TASK DETAILS:
Hand back each line, unchanged, from the top down to the line where "[5.88, 0.2], [5.94, 0.23], [6.0, 0.24]];" sits.

======== PROVIDED DATA ========

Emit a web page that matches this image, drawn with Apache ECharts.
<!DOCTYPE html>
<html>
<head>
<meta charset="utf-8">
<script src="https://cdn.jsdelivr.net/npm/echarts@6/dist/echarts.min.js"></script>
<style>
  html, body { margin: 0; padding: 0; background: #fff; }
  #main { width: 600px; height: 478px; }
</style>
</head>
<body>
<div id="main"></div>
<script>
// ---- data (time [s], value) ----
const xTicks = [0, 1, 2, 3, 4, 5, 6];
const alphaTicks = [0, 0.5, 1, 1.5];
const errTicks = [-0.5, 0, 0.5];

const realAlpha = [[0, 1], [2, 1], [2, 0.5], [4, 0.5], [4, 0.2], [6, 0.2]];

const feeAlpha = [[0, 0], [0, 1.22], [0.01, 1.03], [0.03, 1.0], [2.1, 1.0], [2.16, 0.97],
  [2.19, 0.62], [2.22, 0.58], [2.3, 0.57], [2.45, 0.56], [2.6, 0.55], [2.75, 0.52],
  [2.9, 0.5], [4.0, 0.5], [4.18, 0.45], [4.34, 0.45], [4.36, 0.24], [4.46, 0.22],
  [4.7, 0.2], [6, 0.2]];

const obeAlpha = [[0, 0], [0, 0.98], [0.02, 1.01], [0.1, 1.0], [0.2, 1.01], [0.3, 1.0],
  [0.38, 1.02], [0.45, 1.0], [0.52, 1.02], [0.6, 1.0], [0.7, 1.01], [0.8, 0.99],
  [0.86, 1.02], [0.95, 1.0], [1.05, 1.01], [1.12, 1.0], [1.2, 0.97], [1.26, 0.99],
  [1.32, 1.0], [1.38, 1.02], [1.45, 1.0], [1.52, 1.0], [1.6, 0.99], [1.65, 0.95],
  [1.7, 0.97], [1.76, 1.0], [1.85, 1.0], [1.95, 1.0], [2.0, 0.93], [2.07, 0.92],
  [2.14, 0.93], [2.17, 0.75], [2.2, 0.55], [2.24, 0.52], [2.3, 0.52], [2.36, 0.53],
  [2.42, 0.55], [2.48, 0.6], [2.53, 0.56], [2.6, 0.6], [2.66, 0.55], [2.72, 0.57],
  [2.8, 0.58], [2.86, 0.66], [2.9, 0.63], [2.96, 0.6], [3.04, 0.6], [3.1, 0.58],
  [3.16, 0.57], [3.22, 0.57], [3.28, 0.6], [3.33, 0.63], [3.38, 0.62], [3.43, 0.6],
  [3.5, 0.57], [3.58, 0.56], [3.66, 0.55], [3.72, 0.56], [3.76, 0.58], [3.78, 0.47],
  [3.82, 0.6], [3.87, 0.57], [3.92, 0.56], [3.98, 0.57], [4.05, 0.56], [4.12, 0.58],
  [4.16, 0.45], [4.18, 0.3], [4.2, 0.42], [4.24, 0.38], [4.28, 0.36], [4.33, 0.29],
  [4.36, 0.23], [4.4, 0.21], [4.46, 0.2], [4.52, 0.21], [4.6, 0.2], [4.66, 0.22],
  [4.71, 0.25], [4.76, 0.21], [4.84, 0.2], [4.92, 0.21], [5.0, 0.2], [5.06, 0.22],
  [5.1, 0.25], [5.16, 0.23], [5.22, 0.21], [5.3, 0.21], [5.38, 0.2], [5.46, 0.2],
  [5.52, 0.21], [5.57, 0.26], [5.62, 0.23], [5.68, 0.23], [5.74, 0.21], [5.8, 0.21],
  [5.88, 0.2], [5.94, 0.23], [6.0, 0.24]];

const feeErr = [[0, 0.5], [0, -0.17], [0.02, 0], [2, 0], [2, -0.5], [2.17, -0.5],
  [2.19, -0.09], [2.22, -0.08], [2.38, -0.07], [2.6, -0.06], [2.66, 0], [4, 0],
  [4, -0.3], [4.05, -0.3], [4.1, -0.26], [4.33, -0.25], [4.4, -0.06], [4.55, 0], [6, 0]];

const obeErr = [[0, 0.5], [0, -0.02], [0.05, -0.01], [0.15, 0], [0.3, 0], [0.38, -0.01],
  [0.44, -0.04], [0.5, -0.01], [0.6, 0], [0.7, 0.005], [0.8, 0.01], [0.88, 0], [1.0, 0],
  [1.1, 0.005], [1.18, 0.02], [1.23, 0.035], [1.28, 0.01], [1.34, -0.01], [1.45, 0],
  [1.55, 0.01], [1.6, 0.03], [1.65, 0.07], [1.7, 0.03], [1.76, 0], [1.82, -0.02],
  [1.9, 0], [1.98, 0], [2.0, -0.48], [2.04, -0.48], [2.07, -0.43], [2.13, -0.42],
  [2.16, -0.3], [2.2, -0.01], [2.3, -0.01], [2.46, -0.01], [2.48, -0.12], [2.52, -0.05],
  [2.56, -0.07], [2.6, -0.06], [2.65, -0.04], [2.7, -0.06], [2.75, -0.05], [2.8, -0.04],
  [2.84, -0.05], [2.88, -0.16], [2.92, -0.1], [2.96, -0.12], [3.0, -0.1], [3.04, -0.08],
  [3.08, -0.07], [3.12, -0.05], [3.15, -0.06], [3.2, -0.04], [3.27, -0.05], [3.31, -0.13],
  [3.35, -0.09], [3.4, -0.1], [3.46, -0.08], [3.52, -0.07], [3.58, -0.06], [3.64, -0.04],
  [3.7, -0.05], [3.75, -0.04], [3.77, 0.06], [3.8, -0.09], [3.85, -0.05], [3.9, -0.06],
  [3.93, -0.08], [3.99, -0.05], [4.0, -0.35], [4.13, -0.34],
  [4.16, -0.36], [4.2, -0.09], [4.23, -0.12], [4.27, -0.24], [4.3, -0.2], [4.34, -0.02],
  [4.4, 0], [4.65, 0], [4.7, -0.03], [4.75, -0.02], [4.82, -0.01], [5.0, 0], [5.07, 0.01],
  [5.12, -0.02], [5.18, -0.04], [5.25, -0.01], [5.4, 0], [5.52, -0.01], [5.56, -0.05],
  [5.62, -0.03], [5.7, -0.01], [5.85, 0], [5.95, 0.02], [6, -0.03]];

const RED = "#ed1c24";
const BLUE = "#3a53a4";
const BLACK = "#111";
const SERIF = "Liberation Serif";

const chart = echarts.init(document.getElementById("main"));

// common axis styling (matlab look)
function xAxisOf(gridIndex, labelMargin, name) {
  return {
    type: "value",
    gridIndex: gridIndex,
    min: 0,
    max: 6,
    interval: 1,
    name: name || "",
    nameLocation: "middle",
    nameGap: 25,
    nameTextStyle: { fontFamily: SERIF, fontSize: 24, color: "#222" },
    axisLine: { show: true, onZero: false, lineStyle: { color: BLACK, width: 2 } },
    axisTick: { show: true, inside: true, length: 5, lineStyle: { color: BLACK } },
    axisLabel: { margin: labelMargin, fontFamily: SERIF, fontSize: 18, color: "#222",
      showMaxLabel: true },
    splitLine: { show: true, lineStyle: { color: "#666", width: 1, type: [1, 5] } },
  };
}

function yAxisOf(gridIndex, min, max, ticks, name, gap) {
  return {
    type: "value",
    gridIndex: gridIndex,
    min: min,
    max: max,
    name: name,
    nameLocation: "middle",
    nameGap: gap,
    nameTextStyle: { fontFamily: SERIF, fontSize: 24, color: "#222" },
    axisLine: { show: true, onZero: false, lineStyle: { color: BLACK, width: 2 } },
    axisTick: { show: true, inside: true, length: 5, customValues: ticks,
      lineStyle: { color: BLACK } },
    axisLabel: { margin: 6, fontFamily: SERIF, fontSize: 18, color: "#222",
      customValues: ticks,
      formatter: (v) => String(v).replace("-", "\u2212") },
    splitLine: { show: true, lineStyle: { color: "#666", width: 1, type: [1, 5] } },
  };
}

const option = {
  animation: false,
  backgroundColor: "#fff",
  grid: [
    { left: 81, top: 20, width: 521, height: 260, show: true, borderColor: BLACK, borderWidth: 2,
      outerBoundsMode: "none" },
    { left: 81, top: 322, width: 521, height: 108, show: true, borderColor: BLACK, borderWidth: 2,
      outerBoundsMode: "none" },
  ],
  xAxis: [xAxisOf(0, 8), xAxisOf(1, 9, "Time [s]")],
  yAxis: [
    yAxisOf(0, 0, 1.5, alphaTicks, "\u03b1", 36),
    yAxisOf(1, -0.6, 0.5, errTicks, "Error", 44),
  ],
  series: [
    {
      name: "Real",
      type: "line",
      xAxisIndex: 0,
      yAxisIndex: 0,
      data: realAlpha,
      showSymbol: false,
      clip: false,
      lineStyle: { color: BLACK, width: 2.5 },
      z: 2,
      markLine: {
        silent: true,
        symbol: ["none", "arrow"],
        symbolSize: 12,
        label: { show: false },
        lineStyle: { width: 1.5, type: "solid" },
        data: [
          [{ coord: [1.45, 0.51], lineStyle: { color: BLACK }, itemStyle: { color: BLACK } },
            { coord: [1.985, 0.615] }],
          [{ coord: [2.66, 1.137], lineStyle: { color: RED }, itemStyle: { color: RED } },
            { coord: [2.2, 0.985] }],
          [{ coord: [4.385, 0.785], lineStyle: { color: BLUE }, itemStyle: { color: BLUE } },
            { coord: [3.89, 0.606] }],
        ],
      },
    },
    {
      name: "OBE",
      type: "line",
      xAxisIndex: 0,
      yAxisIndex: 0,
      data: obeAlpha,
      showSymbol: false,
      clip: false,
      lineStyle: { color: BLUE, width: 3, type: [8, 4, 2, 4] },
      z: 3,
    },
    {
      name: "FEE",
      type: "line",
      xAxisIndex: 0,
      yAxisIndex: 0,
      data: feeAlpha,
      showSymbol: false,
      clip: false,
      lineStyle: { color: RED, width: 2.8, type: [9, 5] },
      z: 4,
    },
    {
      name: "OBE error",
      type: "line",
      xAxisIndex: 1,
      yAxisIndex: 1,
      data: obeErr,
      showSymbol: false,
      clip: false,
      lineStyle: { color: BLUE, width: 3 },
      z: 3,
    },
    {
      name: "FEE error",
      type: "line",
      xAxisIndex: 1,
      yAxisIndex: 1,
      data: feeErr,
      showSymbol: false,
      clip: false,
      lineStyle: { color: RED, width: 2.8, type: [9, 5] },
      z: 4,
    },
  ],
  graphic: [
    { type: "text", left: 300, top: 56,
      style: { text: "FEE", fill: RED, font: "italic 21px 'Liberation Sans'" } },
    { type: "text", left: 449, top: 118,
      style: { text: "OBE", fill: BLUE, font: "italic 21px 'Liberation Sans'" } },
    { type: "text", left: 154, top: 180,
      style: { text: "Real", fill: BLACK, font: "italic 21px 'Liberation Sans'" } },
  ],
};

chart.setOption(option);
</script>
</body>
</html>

========

WORKED SOLUTION:
Emit a web page that matches this image, drawn with Apache ECharts.
<!DOCTYPE html>
<html>
<head>
<meta charset="utf-8">
<script src="https://cdn.jsdelivr.net/npm/echarts@6/dist/echarts.min.js"></script>
<style>
  html, body { margin: 0; padding: 0; background: #fff; }
  #main { width: 600px; height: 478px; }
</style>
</head>
<body>
<div id="main"></div>
<script>
// ---- data (time [s], value) ----
const xTicks = [0, 1, 2, 3, 4, 5, 6];
const alphaTicks = [0, 0.5, 1, 1.5];
const errTicks = [-0.5, 0, 0.5];

const realAlpha = [[0, 1], [2, 1], [2, 0.5], [4, 0.5], [4, 0.2], [6, 0.2]];

const feeAlpha = [[0, 0], [0, 1.22], [0.01, 1.03], [0.03, 1.0], [2.1, 1.0], [2.16, 0.97],
  [2.19, 0.62], [2.22, 0.58], [2.3, 0.57], [2.45, 0.56], [2.6, 0.55], [2.75, 0.52],
  [2.9, 0.5], [4.0, 0.5], [4.18, 0.45], [4.34, 0.45], [4.36, 0.24], [4.46, 0.22],
  [4.7, 0.2], [6, 0.2]];

const obeAlpha = [[0, 0], [0, 0.98], [0.02, 1.01], [0.1, 1.0], [0.2, 1.01], [0.3, 1.0],
  [0.38, 1.02], [0.45, 1.0], [0.52, 1.02], [0.6, 1.0], [0.7, 1.01], [0.8, 0.99],
  [0.86, 1.02], [0.95, 1.0], [1.05, 1.01], [1.12, 1.0], [1.2, 0.97], [1.26, 0.99],
  [1.32, 1.0], [1.38, 1.02], [1.45, 1.0], [1.52, 1.0], [1.6, 0.99], [1.65, 0.95],
  [1.7, 0.97], [1.76, 1.0], [1.85, 1.0], [1.95, 1.0], [2.0, 0.93], [2.07, 0.92],
  [2.14, 0.93], [2.17, 0.75], [2.2, 0.55], [2.24, 0.52], [2.3, 0.52], [2.36, 0.53],
  [2.42, 0.55], [2.48, 0.6], [2.53, 0.56], [2.6, 0.6], [2.66, 0.55], [2.72, 0.57],
  [2.8, 0.58], [2.86, 0.66], [2.9, 0.63], [2.96, 0.6], [3.04, 0.6], [3.1, 0.58],
  [3.16, 0.57], [3.22, 0.57], [3.28, 0.6], [3.33, 0.63], [3.38, 0.62], [3.43, 0.6],
  [3.5, 0.57], [3.58, 0.56], [3.66, 0.55], [3.72, 0.56], [3.76, 0.58], [3.78, 0.47],
  [3.82, 0.6], [3.87, 0.57], [3.92, 0.56], [3.98, 0.57], [4.05, 0.56], [4.12, 0.58],
  [4.16, 0.45], [4.18, 0.3], [4.2, 0.42], [4.24, 0.38], [4.28, 0.36], [4.33, 0.29],
  [4.36, 0.23], [4.4, 0.21], [4.46, 0.2], [4.52, 0.21], [4.6, 0.2], [4.66, 0.22],
  [4.71, 0.25], [4.76, 0.21], [4.84, 0.2], [4.92, 0.21], [5.0, 0.2], [5.06, 0.22],
  [5.1, 0.25], [5.16, 0.23], [5.22, 0.21], [5.3, 0.21], [5.38, 0.2], [5.46, 0.2],
  [5.52, 0.21], [5.57, 0.26], [5.62, 0.23], [5.68, 0.23], [5.74, 0.21], [5.8, 0.21],
  [5.88, 0.2], [5.94, 0.23], [6.0, 0.24]];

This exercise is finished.